On November 20, Yash Raj Studios in suburban Mumbai resembled a bank: there were long queues as people jostled to get in; tempers flew; stern-faced bouncers lurked about to keep the peace.

The transaction that drew journalists, photographers and camera crews out on a Sunday did not involve currency notes. Tamil director Shankar’s 2.0, the sequel to his hugely successful science fiction drama Endhiran (2010), will be released only in Diwali 2017, but the first look has hit the market early. The stakes have more than doubled since Sun Group chairperson Kalanithi Maran spent an alleged Rs 130 crore on Endhiran. The sequel has been bankrolled by Sri Lankan Tamil businessman Subaskaran Allirajah’s company Lyca Productions at an alleged cost of Rs 350 crore – “the most expensive film in Asia”, event compere Karan Johar reminded the crowds. (Allirajah, a London resident, also own the mobile network operator Lycamobile and has attracted controversy in the British press for his donations to the Conservative Party.)

In Endhiran, Rajinikanth played a genius scientist and his robot creation Chitti, while 2.0 explores the further adventures of Chitti. Like Endhiran, which had Aishwarya Rai Bachchan and Danny Denzongpa in the cast, 2.0 is a Tamil production that is aiming to conquer the lucrative Bollywood market. The cast includes Akshay Kumar and Amy Jackson, and the music is once again by AR Rahman.

The event was on a bigger scale than the trailer launch of the dubbed version of Endhiran, titled Robot, in Mumbai six years ago. In 2010, Rajinikanth, Kalanithi Maran, Shankar, editor Anthony, Rai Bachchan and Rahman had charmed the Mumbai media at a smaller and less unwieldy ceremony. Amitabh Bachchan, an old co-star and friend of Rajinikanth, had also attended the event, while the southern superstar, typically modestly dressed in a black shirt and jeans and without a wig to conceal his baldness, had send the crowd into raptures with his banter.

Rajinikanth during the launch of ‘Endhiran’ in Mumbai in 2010.

The queue was the first sign that the November 20 event was being taken as seriously as a Reserve Bank of India policy announcement. The media was given badges before being ushered into one of the YRF studio lots. Various WizCraft event management company staffers and bouncers ran about, while the fortunate guests who had the special invites that allowed them closer to the stage sauntered in.

Inside the venue, three giant screens displayed binary code in an effort to remind those who came in late of the movie’s basis in science fiction.
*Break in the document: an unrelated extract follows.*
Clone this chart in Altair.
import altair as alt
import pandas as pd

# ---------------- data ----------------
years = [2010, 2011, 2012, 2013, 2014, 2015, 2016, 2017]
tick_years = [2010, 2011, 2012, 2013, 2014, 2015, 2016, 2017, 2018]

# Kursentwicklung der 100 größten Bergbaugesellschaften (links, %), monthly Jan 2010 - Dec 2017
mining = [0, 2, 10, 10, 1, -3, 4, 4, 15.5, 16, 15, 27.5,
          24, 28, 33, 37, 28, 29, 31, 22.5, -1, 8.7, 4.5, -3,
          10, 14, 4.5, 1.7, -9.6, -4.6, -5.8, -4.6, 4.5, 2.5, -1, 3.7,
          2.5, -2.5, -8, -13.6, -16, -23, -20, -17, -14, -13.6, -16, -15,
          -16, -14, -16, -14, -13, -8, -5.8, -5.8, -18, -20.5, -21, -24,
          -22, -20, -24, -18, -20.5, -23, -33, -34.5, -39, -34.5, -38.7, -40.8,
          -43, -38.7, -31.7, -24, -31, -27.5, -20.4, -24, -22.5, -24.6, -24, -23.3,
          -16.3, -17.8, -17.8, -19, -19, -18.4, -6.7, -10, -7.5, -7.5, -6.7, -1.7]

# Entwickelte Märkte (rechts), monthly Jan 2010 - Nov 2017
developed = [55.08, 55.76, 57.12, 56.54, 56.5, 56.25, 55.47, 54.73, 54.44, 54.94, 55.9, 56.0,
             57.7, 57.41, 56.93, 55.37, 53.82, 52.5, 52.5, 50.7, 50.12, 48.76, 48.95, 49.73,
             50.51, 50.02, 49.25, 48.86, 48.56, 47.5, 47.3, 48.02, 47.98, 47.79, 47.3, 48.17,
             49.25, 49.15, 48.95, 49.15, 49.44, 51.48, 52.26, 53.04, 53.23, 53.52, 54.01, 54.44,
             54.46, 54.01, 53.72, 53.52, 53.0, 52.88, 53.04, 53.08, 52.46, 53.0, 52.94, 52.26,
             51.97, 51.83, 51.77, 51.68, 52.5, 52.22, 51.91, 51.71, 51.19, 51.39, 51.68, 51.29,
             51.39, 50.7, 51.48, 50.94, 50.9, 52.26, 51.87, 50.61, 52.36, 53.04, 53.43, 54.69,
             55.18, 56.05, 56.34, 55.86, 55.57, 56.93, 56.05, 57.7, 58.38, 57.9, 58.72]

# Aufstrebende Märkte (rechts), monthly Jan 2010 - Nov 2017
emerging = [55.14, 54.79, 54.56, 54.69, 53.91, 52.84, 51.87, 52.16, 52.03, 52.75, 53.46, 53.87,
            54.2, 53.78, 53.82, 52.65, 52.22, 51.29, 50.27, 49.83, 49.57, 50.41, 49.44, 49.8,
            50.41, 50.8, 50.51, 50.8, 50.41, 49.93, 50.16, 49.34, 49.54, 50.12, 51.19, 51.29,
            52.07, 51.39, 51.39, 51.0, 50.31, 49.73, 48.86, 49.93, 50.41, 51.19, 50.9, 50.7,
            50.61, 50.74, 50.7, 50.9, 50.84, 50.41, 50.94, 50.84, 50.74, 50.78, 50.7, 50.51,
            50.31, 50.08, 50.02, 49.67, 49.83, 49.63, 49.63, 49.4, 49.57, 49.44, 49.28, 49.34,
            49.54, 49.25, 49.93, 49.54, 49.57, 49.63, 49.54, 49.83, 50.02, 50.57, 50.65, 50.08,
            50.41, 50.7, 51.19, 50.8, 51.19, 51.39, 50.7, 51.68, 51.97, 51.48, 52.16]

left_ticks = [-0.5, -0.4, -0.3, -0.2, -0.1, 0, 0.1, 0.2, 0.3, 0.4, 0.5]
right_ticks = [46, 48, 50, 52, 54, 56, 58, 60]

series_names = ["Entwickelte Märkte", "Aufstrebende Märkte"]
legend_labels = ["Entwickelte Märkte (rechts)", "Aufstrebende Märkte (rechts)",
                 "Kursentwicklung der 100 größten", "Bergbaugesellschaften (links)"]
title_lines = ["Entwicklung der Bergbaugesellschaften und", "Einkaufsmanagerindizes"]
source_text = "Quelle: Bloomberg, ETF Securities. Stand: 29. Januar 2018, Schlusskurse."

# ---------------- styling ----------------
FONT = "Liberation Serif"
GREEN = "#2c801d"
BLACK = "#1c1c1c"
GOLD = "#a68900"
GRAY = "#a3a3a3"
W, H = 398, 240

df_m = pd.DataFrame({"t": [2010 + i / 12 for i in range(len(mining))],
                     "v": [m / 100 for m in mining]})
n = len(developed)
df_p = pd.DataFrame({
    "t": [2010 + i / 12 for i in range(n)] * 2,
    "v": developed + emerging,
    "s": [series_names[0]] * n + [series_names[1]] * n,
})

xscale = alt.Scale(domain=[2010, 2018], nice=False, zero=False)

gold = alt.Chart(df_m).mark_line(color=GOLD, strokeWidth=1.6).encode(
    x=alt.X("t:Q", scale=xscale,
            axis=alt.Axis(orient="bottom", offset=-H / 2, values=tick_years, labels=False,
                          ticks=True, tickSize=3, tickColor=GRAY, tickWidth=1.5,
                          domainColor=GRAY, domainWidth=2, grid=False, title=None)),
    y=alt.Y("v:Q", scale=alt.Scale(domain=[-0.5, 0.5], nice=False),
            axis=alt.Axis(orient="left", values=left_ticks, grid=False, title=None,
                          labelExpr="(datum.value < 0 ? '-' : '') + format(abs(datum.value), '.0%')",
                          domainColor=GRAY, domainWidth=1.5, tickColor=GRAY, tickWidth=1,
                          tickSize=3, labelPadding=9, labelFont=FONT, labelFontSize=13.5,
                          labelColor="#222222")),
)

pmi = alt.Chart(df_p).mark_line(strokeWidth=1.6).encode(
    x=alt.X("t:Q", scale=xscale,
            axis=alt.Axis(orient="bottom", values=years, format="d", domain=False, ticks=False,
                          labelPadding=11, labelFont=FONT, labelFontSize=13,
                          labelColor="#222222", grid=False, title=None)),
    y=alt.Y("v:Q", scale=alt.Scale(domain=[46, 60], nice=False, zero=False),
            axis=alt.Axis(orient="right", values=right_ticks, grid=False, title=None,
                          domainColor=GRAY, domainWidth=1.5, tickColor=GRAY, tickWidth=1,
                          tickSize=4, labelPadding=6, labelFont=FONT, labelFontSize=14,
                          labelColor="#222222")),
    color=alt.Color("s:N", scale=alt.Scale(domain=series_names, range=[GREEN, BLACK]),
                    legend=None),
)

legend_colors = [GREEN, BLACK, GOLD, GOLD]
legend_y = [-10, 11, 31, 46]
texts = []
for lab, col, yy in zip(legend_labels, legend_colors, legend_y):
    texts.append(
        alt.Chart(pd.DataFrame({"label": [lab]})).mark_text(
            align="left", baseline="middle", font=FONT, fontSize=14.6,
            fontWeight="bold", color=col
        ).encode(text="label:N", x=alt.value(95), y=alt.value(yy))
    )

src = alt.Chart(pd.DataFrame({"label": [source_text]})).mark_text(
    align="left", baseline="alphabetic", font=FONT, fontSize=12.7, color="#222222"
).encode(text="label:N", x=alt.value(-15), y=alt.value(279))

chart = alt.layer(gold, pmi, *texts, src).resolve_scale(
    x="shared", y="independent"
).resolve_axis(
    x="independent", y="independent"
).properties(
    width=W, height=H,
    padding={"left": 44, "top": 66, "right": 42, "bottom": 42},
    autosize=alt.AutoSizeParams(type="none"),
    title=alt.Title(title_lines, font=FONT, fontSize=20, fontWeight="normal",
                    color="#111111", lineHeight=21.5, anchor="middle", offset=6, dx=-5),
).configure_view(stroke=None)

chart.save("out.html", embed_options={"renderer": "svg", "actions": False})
After a 105-minute delay, Karan Johar took the stage to guide the bashful crew of 2.0 through the evening. Hyperbole was the order of the day, perhaps to be expected from a production with a high-wattage cast and a budget that is enough to make a dozen films. “It is what you call a memorable day in the history of cinema,” Johar said, proving himself yet again to be the best candidate to talk up a movie that is several months away. “Legendary” was frequently bandied about as Shankar, Rahman, production designer Muthuraj, writer Jeyamohan (Abbas Tyrewala has written the Hindi dialogue), editor Anthony, cinematographer Nirav Shah, visual effects supervisor Srinivas Mohan, lyricist Madan Karkey, sound designer Resul Pookutty and actors Amy Jackson and Akshay Kumar all trooped onto the stage. From their various statements, here is what is known at this point about 2.0: it is going to be sold as a 3D film, and has also been shot with 3D cameras. The sound design is apparently going to involve a format that has not been used before in films. Rajinikanth’s Chitti is once again likely to be a dark character.
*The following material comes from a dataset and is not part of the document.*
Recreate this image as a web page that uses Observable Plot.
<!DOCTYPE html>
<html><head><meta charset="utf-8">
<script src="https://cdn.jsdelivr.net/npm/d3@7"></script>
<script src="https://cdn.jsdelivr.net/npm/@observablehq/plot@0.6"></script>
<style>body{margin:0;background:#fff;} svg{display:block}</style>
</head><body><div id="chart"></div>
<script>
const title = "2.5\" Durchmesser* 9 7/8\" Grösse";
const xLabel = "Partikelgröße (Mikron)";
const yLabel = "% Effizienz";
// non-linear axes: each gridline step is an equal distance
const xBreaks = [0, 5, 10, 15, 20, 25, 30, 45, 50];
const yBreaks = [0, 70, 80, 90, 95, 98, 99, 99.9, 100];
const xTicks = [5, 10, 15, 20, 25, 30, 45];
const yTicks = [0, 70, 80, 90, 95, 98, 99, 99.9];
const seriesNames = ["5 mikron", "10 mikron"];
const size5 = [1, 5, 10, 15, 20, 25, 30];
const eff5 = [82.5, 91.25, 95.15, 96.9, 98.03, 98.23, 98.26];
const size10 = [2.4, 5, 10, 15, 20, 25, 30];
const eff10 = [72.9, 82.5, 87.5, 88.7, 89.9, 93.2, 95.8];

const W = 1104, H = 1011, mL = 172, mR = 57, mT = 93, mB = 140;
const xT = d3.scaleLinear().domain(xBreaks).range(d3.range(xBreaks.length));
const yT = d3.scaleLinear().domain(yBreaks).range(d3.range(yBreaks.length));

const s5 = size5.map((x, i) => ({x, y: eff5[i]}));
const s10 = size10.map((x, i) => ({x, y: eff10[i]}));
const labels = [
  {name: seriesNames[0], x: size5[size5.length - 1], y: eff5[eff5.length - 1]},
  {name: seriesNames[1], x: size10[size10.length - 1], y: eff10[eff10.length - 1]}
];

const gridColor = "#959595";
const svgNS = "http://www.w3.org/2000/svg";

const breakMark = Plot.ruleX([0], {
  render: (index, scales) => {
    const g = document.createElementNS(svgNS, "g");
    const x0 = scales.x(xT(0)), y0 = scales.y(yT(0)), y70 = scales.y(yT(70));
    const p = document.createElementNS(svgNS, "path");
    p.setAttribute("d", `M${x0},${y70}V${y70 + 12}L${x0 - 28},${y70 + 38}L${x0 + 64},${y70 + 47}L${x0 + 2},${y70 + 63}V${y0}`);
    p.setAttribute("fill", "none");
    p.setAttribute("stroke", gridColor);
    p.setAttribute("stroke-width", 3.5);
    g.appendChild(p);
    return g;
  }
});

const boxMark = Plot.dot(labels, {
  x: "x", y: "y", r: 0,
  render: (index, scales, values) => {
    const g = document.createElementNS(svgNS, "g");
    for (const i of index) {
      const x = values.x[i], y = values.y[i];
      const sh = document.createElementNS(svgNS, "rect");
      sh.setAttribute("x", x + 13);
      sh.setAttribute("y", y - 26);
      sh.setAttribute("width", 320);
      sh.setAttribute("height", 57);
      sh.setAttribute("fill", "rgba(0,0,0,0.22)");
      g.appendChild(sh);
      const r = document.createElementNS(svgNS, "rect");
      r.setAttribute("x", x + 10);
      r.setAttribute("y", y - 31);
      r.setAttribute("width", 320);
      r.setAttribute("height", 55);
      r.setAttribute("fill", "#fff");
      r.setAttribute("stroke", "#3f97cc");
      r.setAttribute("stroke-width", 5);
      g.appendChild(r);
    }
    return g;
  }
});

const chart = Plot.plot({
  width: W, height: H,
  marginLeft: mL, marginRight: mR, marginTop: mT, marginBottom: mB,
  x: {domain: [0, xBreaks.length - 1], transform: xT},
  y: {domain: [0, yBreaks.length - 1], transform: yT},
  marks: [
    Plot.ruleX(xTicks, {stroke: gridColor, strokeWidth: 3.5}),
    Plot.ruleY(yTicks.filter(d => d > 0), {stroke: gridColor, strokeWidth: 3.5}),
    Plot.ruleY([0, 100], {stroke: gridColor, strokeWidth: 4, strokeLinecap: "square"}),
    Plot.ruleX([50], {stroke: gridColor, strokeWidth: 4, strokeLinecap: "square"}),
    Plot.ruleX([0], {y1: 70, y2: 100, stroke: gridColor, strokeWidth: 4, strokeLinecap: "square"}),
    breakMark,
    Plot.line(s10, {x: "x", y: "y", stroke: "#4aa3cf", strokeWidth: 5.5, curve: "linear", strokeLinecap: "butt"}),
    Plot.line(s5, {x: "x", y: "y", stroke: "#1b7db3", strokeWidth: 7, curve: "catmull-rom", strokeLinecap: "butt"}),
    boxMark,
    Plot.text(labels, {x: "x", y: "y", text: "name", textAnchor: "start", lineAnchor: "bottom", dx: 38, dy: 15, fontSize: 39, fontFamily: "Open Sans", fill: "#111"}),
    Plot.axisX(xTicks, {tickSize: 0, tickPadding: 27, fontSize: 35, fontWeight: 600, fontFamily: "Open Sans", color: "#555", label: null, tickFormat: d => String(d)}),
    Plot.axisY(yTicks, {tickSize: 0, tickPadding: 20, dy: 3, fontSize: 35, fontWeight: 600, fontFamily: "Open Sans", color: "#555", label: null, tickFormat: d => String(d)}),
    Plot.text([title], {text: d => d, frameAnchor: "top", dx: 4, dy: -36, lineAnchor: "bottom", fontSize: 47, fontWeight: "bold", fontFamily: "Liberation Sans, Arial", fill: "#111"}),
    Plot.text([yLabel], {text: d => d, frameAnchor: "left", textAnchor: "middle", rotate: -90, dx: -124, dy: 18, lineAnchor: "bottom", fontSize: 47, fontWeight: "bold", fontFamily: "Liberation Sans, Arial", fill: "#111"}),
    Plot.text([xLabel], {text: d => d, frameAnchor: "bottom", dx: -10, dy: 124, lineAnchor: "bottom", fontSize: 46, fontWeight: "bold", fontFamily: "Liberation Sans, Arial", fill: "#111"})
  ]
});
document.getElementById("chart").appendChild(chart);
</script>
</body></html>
For all the grandiosity involved in the spectacle – even Salman Khan dropped by to declare his love for Rajinikanth and bless the project – there were hiccups. The still photographers at the back never stopped complaining about the poor lighting conditions. The 3D version of the teaser had a glitch, because of which it had to be played again – a very 1.0 problem for a movie that is claiming to be the most technologically advanced in the history of Indian cinema. The view of the photographers was ruined by a chair in which Rajinikanth’s hologram was perched before the actor came onto the stage in person. In the event’s best idea, augmented reality was used to project an image of Chitti sitting on the chair and answering questions.

The real Rajinikanth’s presence led to whistles and cheers, and the superstar, dressed in black, was his usual self-deprecating and bemused self. He was generous to a fault, and said that the real hero of 2.0 is Akshay Kumar, not him. “If I had been given a choice, I would have selected the character played by Akshay,” he said.
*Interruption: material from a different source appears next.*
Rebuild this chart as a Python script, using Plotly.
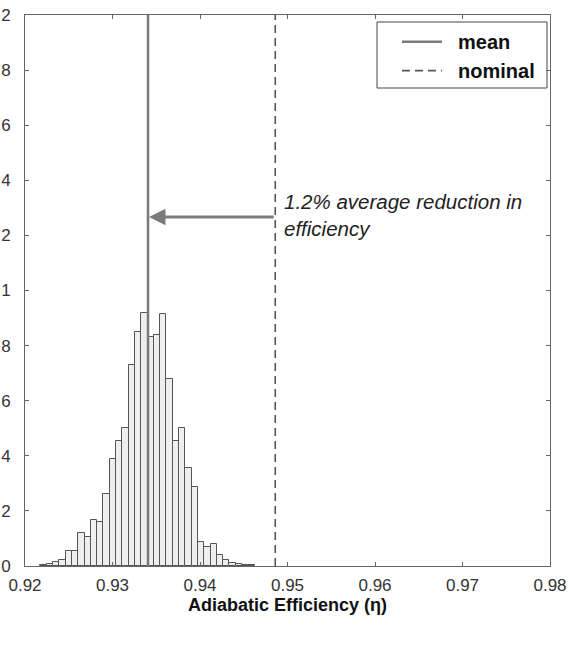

The intimacy and humour from the 2010 event was missing, which is to be expected given 2.0’s gargantuan ambitions. At the older event, only a few metres separated the stage and the press posse. This time, the 2.0 team seemed far away. The stakes are far higher, and the teaser launch of a movie whose release is many months away seems to be aimed at recruiting potential backers and distributors in the Mumbai film trade. The movie’s title is not just about the rebooted Chitti, but about the whole project itself.